**SUPPLIED DATA**
════
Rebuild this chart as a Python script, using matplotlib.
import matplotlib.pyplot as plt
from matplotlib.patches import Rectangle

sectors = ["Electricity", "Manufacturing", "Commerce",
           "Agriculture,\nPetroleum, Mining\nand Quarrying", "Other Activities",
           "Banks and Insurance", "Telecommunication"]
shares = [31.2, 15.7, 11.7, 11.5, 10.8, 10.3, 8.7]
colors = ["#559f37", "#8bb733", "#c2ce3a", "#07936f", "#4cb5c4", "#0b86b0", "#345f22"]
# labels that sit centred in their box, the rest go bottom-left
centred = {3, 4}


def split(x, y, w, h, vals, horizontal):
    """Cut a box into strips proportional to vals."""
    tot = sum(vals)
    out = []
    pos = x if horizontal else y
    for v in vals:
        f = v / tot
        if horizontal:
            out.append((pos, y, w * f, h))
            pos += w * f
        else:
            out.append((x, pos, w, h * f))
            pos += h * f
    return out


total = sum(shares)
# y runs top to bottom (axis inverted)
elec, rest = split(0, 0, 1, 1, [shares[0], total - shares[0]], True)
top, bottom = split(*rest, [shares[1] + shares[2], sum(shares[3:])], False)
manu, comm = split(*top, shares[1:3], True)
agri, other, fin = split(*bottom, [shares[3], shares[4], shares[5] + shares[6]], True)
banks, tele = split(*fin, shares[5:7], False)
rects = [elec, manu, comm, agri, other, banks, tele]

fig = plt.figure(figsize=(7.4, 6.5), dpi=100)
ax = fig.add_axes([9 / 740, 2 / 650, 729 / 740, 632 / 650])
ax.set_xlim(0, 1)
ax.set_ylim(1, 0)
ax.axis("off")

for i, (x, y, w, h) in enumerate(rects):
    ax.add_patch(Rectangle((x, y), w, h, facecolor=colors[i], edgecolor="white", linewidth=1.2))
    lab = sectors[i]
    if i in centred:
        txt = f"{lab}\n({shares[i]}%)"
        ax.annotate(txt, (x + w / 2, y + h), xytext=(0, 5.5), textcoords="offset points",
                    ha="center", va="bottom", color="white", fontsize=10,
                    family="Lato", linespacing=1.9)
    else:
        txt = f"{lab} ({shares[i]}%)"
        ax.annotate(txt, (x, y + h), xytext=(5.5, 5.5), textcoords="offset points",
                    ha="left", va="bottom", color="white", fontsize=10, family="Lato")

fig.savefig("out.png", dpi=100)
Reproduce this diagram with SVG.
════
For each line above that contains the word "matplotlib", copy that line.

Rebuild this chart as a Python script, using matplotlib.
import matplotlib.pyplot as plt
from matplotlib.patches import Rectangle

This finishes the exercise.